Problem description.
For the records below, give the count of lines holding the word "this" and nothing more.
=== Data supplied ===
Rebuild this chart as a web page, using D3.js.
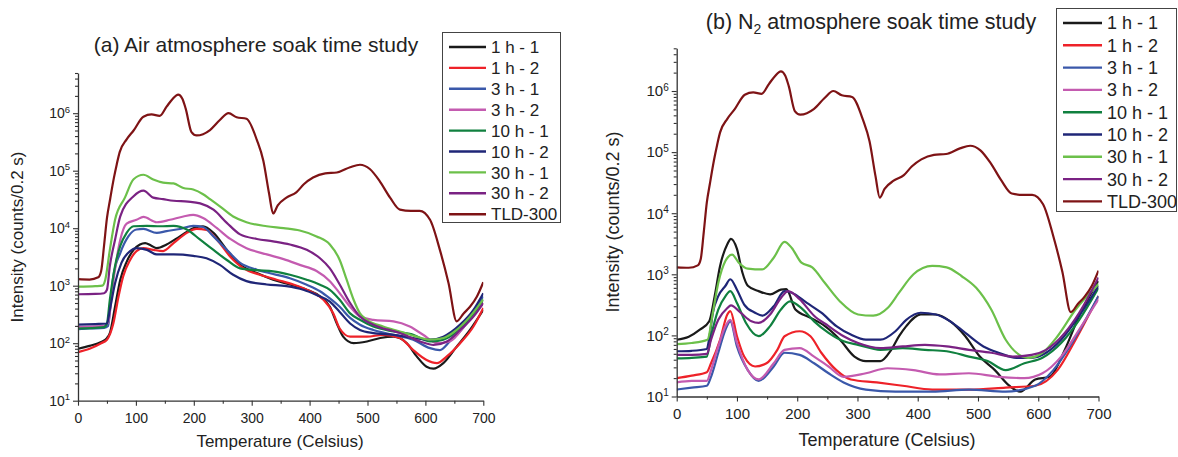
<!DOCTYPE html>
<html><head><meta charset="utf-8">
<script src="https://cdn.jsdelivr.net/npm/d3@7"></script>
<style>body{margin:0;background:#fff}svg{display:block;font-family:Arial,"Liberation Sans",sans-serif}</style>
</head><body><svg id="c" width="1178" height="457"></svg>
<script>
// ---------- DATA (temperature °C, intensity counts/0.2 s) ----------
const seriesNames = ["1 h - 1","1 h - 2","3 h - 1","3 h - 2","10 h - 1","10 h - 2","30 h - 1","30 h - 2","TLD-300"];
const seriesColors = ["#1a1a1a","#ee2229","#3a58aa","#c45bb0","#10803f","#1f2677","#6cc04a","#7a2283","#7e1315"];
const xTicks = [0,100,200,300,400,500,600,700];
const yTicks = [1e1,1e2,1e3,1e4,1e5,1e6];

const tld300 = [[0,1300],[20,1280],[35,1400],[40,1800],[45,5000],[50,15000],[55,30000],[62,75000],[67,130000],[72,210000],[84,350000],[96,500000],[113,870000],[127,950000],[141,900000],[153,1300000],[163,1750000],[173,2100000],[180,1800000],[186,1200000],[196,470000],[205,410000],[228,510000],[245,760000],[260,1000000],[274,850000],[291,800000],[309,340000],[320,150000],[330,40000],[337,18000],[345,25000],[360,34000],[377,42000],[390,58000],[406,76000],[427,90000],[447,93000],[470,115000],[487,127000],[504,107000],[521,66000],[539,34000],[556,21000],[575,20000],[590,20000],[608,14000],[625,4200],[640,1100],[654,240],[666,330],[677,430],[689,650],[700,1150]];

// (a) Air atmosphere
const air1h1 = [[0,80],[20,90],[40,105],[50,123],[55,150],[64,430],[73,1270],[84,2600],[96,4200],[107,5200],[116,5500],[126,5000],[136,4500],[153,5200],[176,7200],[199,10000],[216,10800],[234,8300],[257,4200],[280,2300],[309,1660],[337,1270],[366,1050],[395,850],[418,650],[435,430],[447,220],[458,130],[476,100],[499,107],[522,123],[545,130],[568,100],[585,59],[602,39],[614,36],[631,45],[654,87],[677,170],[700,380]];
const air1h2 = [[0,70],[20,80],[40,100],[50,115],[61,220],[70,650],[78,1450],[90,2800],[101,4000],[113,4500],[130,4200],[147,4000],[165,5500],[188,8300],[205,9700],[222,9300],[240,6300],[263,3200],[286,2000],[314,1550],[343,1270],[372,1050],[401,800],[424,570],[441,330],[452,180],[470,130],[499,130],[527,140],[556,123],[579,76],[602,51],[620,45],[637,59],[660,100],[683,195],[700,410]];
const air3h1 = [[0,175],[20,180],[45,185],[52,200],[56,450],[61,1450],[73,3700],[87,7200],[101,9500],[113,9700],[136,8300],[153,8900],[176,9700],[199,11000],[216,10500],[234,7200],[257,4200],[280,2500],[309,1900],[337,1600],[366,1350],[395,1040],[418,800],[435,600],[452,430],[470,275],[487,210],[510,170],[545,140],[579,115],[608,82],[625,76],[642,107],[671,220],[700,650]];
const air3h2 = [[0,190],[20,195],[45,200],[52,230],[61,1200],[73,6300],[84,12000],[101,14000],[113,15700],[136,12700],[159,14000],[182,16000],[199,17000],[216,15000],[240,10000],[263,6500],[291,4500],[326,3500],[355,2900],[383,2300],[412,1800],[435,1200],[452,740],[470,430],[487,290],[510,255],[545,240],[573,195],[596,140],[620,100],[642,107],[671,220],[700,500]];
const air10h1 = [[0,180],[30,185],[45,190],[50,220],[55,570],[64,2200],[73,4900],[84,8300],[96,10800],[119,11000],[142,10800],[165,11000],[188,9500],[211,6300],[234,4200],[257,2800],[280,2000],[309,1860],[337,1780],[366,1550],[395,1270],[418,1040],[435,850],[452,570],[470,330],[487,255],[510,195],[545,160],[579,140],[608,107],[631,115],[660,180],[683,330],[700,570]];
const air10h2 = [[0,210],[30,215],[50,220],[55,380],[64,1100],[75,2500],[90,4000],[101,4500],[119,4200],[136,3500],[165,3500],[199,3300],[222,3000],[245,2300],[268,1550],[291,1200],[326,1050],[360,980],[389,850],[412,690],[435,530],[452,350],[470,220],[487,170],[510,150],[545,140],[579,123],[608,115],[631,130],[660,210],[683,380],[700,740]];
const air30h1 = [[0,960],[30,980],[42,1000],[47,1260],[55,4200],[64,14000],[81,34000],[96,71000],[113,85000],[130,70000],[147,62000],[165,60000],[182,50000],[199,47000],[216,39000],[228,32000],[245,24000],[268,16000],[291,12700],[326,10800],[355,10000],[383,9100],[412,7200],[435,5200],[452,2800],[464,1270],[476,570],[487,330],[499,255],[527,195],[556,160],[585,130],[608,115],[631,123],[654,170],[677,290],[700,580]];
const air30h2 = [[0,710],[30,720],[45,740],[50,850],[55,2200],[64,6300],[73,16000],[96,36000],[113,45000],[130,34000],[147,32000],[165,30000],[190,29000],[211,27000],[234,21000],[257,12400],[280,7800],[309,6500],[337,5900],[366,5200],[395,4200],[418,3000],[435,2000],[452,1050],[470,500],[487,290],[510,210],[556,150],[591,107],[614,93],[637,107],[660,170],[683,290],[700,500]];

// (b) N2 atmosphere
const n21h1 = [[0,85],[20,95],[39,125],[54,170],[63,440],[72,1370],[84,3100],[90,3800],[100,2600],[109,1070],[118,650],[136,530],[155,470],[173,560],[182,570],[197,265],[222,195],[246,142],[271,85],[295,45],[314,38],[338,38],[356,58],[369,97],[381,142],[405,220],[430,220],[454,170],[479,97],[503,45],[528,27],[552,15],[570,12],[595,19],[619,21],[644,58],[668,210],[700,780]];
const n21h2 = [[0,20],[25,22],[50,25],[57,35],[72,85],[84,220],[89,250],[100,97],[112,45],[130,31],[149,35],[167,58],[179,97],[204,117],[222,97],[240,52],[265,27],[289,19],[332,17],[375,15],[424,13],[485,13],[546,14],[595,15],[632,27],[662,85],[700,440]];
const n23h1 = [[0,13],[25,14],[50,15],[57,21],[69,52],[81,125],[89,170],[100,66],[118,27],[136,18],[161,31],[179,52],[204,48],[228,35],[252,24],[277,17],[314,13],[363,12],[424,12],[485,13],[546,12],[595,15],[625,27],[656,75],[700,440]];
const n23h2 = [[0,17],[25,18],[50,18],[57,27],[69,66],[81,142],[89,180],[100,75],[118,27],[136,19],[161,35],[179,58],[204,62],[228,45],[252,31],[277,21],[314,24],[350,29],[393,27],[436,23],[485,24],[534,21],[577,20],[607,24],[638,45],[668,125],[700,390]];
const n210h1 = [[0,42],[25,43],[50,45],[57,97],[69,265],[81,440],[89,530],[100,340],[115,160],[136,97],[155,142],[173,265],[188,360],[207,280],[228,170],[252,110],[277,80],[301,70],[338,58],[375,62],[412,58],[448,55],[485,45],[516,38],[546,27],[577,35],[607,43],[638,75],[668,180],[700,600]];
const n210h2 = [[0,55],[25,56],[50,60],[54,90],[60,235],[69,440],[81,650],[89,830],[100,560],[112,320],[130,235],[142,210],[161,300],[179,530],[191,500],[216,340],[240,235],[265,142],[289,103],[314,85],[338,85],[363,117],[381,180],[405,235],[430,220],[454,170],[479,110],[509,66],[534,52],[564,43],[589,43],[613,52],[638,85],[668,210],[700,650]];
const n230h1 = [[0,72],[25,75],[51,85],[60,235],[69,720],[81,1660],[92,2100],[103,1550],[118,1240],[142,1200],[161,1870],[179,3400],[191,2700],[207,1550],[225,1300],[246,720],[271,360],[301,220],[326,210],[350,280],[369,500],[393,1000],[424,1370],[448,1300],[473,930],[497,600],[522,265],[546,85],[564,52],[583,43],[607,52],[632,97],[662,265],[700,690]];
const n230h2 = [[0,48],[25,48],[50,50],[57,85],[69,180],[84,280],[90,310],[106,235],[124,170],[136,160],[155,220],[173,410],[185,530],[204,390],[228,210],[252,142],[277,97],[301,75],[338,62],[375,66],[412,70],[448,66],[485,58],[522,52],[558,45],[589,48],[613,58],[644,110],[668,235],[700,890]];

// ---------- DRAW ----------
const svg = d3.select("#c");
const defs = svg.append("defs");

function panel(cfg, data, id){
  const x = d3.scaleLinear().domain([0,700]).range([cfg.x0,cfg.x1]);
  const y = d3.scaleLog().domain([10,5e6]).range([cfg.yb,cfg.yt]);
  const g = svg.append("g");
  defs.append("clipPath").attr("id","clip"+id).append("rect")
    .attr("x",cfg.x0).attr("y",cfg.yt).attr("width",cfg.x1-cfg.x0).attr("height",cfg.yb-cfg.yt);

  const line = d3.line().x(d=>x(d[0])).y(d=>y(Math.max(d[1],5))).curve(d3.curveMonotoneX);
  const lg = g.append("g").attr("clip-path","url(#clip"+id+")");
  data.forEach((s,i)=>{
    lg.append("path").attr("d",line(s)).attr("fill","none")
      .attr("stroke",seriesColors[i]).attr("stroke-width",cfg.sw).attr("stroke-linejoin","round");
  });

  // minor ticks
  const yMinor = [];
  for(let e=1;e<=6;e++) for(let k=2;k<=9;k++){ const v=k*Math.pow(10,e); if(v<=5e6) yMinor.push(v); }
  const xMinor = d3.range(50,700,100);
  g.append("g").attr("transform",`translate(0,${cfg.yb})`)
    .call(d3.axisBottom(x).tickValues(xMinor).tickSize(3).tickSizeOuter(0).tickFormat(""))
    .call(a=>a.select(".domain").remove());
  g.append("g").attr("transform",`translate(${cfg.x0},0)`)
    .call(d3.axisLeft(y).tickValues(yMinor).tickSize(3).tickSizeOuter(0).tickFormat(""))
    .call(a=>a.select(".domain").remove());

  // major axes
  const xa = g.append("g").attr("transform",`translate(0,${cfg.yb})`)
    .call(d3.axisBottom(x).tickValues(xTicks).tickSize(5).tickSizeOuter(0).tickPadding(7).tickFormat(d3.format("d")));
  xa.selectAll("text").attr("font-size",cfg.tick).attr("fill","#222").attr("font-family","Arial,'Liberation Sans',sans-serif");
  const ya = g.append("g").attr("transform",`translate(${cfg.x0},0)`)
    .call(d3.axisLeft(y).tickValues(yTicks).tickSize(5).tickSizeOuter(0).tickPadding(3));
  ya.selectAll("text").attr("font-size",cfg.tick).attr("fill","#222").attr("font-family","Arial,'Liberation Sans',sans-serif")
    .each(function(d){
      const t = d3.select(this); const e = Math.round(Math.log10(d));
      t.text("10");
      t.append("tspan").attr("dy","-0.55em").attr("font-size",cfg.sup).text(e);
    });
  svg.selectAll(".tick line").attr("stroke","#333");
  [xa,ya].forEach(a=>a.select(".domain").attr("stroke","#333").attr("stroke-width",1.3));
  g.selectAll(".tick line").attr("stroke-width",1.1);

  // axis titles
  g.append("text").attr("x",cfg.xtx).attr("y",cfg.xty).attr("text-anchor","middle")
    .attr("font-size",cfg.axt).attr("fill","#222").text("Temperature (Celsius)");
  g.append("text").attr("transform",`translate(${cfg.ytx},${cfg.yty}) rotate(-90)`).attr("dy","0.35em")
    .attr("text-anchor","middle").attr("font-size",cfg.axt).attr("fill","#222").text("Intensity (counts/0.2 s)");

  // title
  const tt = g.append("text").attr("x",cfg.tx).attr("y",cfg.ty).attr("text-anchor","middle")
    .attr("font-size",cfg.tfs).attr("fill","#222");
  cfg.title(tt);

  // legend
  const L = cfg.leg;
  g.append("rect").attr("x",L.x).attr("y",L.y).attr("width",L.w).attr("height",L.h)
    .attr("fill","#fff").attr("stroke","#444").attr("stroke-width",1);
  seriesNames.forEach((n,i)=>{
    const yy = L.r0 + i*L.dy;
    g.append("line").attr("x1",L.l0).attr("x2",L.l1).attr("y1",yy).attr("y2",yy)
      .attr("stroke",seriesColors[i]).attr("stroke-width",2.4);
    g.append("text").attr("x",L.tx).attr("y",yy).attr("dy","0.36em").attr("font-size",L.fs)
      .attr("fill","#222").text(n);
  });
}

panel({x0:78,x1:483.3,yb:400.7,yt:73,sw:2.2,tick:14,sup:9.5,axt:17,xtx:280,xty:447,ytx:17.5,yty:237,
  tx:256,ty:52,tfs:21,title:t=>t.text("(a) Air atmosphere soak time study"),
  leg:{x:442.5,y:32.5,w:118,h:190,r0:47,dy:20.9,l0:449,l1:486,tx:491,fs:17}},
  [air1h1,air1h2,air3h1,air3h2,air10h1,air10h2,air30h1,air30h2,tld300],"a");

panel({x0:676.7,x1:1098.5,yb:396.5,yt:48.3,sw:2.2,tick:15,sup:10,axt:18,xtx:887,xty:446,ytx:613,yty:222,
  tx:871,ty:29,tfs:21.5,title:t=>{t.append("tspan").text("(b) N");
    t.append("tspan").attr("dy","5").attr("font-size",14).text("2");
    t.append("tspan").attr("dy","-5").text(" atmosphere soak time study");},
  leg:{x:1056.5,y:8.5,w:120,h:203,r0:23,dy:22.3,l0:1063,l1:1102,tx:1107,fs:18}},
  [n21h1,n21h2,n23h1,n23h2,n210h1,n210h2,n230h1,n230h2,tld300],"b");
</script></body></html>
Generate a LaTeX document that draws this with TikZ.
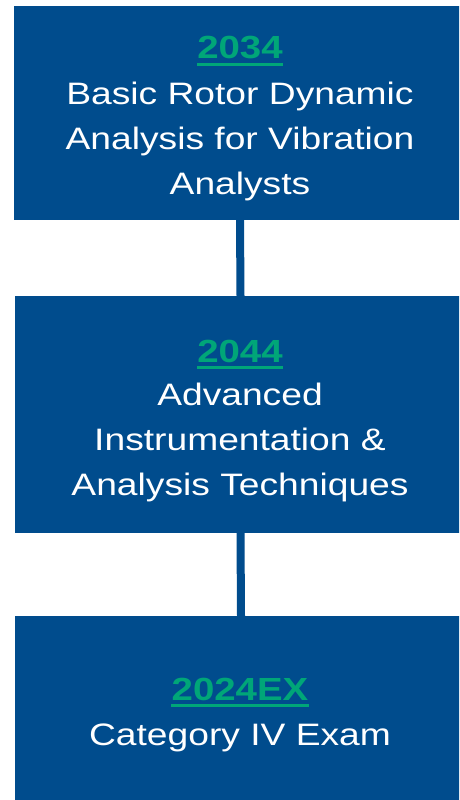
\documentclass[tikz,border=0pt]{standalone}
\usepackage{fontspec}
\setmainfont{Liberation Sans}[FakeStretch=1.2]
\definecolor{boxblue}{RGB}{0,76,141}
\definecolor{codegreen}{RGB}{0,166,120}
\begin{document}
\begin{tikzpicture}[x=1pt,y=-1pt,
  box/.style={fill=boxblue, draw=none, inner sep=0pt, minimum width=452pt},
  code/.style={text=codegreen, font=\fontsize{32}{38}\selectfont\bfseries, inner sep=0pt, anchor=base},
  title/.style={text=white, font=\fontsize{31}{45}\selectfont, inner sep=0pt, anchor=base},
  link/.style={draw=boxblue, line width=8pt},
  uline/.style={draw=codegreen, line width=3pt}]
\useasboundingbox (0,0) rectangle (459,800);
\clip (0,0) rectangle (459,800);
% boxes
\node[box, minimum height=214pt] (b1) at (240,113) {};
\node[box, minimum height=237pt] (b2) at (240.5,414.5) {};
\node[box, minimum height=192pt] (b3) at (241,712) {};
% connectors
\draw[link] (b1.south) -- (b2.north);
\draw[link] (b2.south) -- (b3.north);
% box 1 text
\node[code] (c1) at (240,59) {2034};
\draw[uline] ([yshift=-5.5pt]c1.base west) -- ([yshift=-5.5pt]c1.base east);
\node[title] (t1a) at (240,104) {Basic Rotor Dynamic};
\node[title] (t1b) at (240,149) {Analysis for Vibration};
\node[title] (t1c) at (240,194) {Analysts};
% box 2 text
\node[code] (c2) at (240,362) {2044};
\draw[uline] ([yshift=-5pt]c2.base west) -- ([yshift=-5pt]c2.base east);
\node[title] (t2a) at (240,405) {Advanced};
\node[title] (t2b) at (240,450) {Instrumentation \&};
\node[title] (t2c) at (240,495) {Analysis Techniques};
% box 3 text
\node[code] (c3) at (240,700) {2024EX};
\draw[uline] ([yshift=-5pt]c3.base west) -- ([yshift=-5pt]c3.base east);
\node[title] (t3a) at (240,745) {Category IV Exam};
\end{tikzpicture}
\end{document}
===
Reply.
3